WORK TO COMPLETE>
Some lines in the listing below may include the string "that". How many are there? Give only the number.

+++

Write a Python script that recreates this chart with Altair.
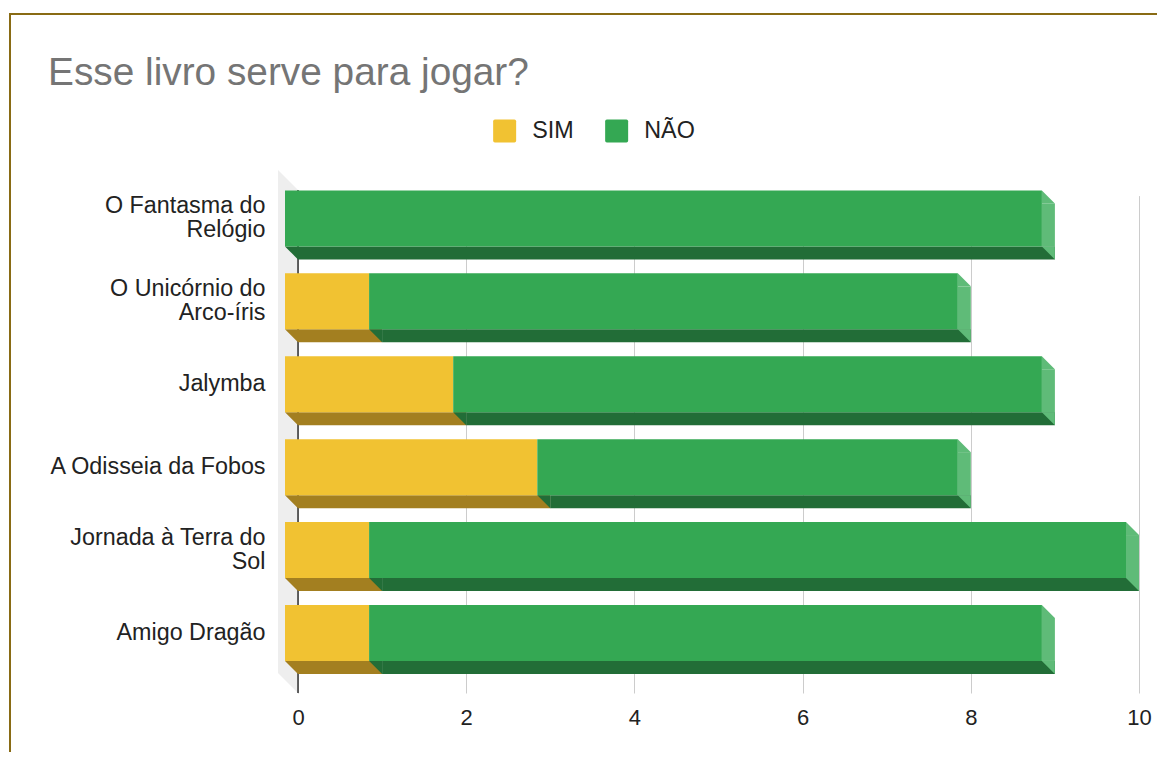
import altair as alt
import pandas as pd

# ---- data ----
books = [
    "O Fantasma do\nRelógio",
    "O Unicórnio do\nArco-íris",
    "Jalymba",
    "A Odisseia da Fobos",
    "Jornada à Terra do\nSol",
    "Amigo Dragão",
]
series_names = ["SIM", "NÃO"]
sim_values = [0, 1, 2, 3, 1, 1]
nao_values = [9, 7, 7, 5, 9, 8]
x_ticks = [0, 2, 4, 6, 8, 10]
title_text = "Esse livro serve para jogar?"

# ---- styles ----
FONT = "Liberation Sans"
FRONT = ["#f1c232", "#34a853"]
DARK_SIM, DARK_NAO = "#a37f20", "#226d37"
SIDE = "#5fbb78"
WALL = "#eeeeee"
BORDER = "#896b14"
D = 13          # 3D depth in px
BAR_H = 56      # bar thickness in px
TRI = 169       # symbol size of a D x D triangle
LBL = 23.3

TRI_LOWER = "M-1,-1L1,-1L1,1Z"
TRI_UPPER = "M-1,-1L1,1L-1,1Z"
ROUND_SQ = ("M-0.85,-1H0.85Q1,-1 1,-0.85V0.85Q1,1 0.85,1H-0.85Q-1,1 -1,0.85"
            "V-0.85Q-1,-1 -0.85,-1Z")

rows = []
for b, s, n in zip(books, sim_values, nao_values):
    start = 0
    segs = [(series_names[0], s), (series_names[1], n)]
    nz = [k for k, (_, v) in enumerate(segs) if v > 0]
    for k, (name, v) in enumerate(segs):
        if v > 0:
            rows.append({"book": b, "series": name, "value": v,
                         "x0": start, "x1": start + v, "last": k == nz[-1]})
        start += v
df = pd.DataFrame(rows)

xs = alt.Scale(domain=[0, 10], nice=False, zero=True)
ys = alt.Scale(domain=books, range=[0, 497.4], paddingInner=0, paddingOuter=0)

x_axis = alt.Axis(values=x_ticks, grid=True, gridColor="#cccccc", gridWidth=1,
                  domain=False, ticks=False, labelFontSize=22, labelColor="#222222",
                  labelFont=FONT, labelPadding=14, title=None, labelFlush=False)
y_axis = alt.Axis(domain=False, ticks=False, grid=False, labelFontSize=LBL,
                  labelColor="#222222", labelFont=FONT, labelPadding=33,
                  labelOffset={"condition": {"test": "indexof(datum.label, '\\n') >= 0",
                                             "value": -D - 12},
                               "value": -D},
                  labelExpr="split(datum.label, '\\n')",
                  labelLineHeight=24, labelLimit=0, title=None)

X0 = alt.X("x0:Q", scale=xs, axis=x_axis, title=None)
X1 = alt.X("x1:Q", scale=xs, axis=x_axis, title=None)
X2 = alt.X2("x1:Q")
Y = alt.Y("book:N", scale=ys, sort=books, axis=y_axis, title=None)

dark_color = alt.condition("datum.series === 'SIM'", alt.value(DARK_SIM), alt.value(DARK_NAO))

base = alt.Chart(df)

# decorative wall + frame + title
deco = alt.Chart(pd.DataFrame({"k": [0]}))
wall = deco.mark_rect(color=WALL).encode(x=alt.value(-20), x2=alt.value(0), y=alt.value(0), y2=alt.value(483))
wall_top = deco.mark_point(shape=TRI_UPPER, size=400, filled=True, opacity=1, strokeWidth=0,
                           color=WALL).encode(x=alt.value(-10), y=alt.value(-10))
wall_bot = deco.mark_point(shape=TRI_LOWER, size=400, filled=True, opacity=1, strokeWidth=0,
                           color=WALL).encode(x=alt.value(-10), y=alt.value(493))
border_top = deco.mark_rule(color=BORDER, strokeWidth=2).encode(
    x=alt.value(-288), x2=alt.value(880), y=alt.value(-176))
border_left = deco.mark_rule(color=BORDER, strokeWidth=2).encode(
    x=alt.value(-288), y=alt.value(-177), y2=alt.value(600))
title = deco.mark_text(align="left", baseline="alphabetic", fontSize=38.8, font=FONT,
                       color="#757575").encode(x=alt.value(-250), y=alt.value(-105),
                                               text=alt.value(title_text))

zero_rule = alt.Chart(pd.DataFrame({"v": [0]})).mark_rule(color="#333333", strokeWidth=1.5).encode(
    x=alt.X("v:Q", scale=xs, axis=x_axis, title=None))

strip = base.mark_bar(height=D, yOffset=BAR_H / 2 - D / 2).encode(
    x=X0, x2=X2, y=Y, color=dark_color)
strip_tri = base.mark_point(shape=TRI_LOWER, size=TRI, filled=True, opacity=1, strokeWidth=0,
                            xOffset=-D / 2, yOffset=BAR_H / 2 - D / 2).encode(
    x=X0, y=Y, color=dark_color)

last = base.transform_filter("datum.last")
side = last.mark_bar(height=BAR_H - D, yOffset=-D / 2, xOffset=-D, x2Offset=0, color=SIDE).encode(
    x=X1, x2=X2, y=Y)
side_top = last.mark_point(shape=TRI_UPPER, size=TRI, filled=True, opacity=1, strokeWidth=0,
                           color=SIDE, xOffset=-D / 2, yOffset=-BAR_H / 2 - D / 2).encode(x=X1, y=Y)
side_bot = last.mark_point(shape=TRI_LOWER, size=TRI, filled=True, opacity=1, strokeWidth=0,
                           color=SIDE, xOffset=-D / 2, yOffset=BAR_H / 2 - D / 2).encode(x=X1, y=Y)

front = base.mark_bar(height=BAR_H, xOffset=-D, x2Offset=-D, yOffset=-D).encode(
    x=X0, x2=X2, y=Y,
    color=alt.Color("series:N", scale=alt.Scale(domain=series_names, range=FRONT),
                    legend=alt.Legend(title=None, orient="none", legendX=195, legendY=-71,
                                      direction="horizontal", symbolType=ROUND_SQ,
                                      symbolSize=529, symbolStrokeWidth=0, symbolOpacity=1,
                                      labelFontSize=LBL, labelFont=FONT, labelColor="#222222",
                                      labelOffset=16, columnPadding=31, padding=0)),
)

chart = alt.layer(
    wall, wall_top, wall_bot, zero_rule, strip, strip_tri, side, side_top, side_bot, front,
    border_top, border_left, title,
).properties(
    width=841, height=503,
    background="white",
    autosize=alt.AutoSizeParams(type="none"),
    padding={"left": 290, "top": 182, "right": 18, "bottom": 59},
).configure_view(strokeWidth=0, stroke="transparent")

chart.save("out.html", embed_options={"renderer": "svg", "actions": False})
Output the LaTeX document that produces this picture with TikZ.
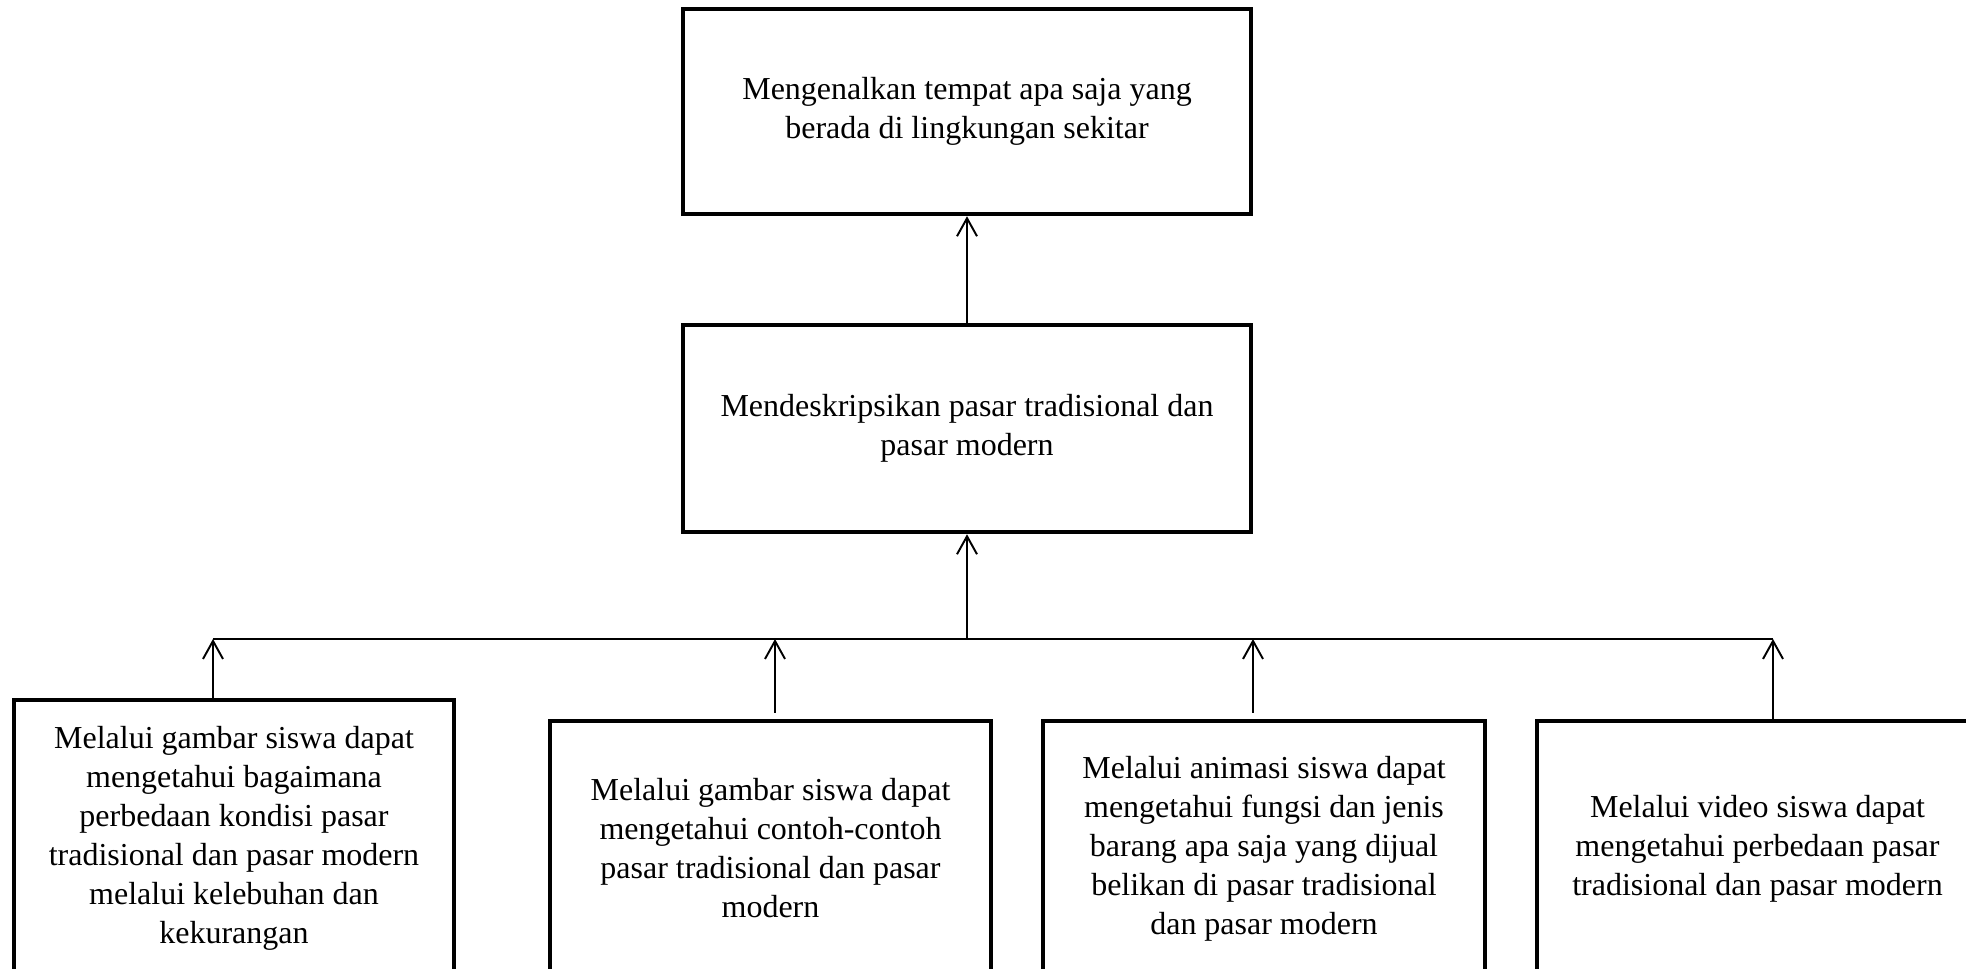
\documentclass[tikz,border=0pt]{standalone}
\usepackage{fontspec}
\setmainfont{Liberation Serif}
\usepackage{tikz}
\usetikzlibrary{
  arrows.meta,
  calc,
  positioning}

\begin{document}
\begin{tikzpicture}[
    kotak/.style={draw,rectangle,line width=2.6pt,align=center,inner sep=0pt,
      font=\fontsize{18.2}{22.2}\selectfont},
    garis/.style={line width=1.1pt},
    panah/.style={garis,-{Straight Barb[length=0.36cm,width=0.40cm]}}]
    \useasboundingbox (0,0) rectangle (39.32,19.38);
    \node[kotak,minimum width=11.36cm,minimum height=4.10cm] (tujuan) at (19.34,17.15)
        {Mengenalkan tempat apa saja yang\\berada di lingkungan sekitar};
    \node[kotak,minimum width=11.36cm,minimum height=4.14cm] (materi) at (19.34,10.81)
        {Mendeskripsikan pasar tradisional dan\\pasar modern};
    \node[kotak,minimum width=8.80cm,minimum height=5.52cm] (cara1) at (4.68,2.62)
        {Melalui gambar siswa dapat\\mengetahui bagaimana\\perbedaan kondisi pasar\\tradisional dan pasar modern\\melalui kelebuhan dan\\kekurangan};
    \node[kotak,minimum width=8.82cm,minimum height=5.10cm] (cara2) at (15.41,2.41)
        {Melalui gambar siswa dapat\\mengetahui contoh-contoh\\pasar tradisional dan pasar\\modern};
    \node[kotak,minimum width=8.84cm,minimum height=5.10cm] (cara3) at (25.28,2.41)
        {Melalui animasi siswa dapat\\mengetahui fungsi dan jenis\\barang apa saja yang dijual\\belikan di pasar tradisional\\dan pasar modern};
    \node[kotak,minimum width=8.82cm,minimum height=5.10cm] (cara4) at (35.15,2.41)
        {Melalui video siswa dapat\\mengetahui perbedaan pasar\\tradisional dan pasar modern};
    % titik pada garis penghubung
    \coordinate (t1) at (4.26,6.60);
    \coordinate (t2) at (15.50,6.60);
    \coordinate (t3) at (25.06,6.60);
    \coordinate (t4) at (35.46,6.60);
    \draw[garis] (t1) -- (t4);
    \draw[panah] (t1 -| materi.south) -- (materi.south);
    \draw[panah] (materi.north) -- (tujuan.south);
    \draw[panah] (t1 |- cara1.north) -- (t1);
    \draw[panah,shorten <=3.4pt] (t2 |- cara2.north) -- (t2);
    \draw[panah,shorten <=3.4pt] (t3 |- cara3.north) -- (t3);
    \draw[panah] (t4 |- cara4.north) -- (t4);
\end{tikzpicture}
\end{document}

+++

OUTPUT FOR THIS EXERCISE>
2